Home  »  Volume XVI: American EARLY NATIONAL LITERATURE: PART II LATER NATIONAL LITERATURE: PART I  »  § 8. Baldwin: The Flush Times of Alabama and Mississippi

The Cambridge History of English and American Literature in 18 Volumes (1907–21).
VOLUME XVI. Early National Literature, Part II; Later National Literature, Part I.

XIX. Early Humorists

§ 8. Baldwin: The Flush Times of Alabama and Mississippi

Perhaps the most significant volume of humour by a Southerner before the Civil War was The Flush Times of Alabama and Mississippi (1853), by Joseph Glover Baldwin (1815–64), who was born in Virginia, practised law in Alabama, and spent the late years of his life in California. Like Lincoln, as a lawyer he had learned much from riding the circuit, and traced in his book the evolution of a country barrister with considerable skill and imagination. Although chiefly concerned with the Flush-time bar, Baldwin described as well most of the sharpers, boasters, liars, spread-eagle orators, the types of honesty and dishonesty, efficiency and inefficiency, in the newly rich and rapidly filling South.
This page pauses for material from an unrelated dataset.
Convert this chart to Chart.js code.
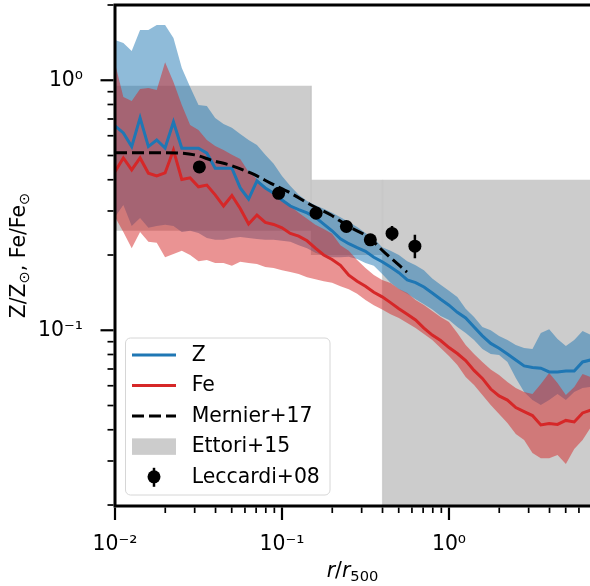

Unlike some of the books of his time, this one does not degenerate into mere horse-play or farce. We may still find interest in the characters of Simon Suggs, Jr., Esquire, and Ovid Bolus, the former a good trader and the mean boy of the school, the latter a great spend-thrift and liar although handsome and possessed of a generous and winning manner.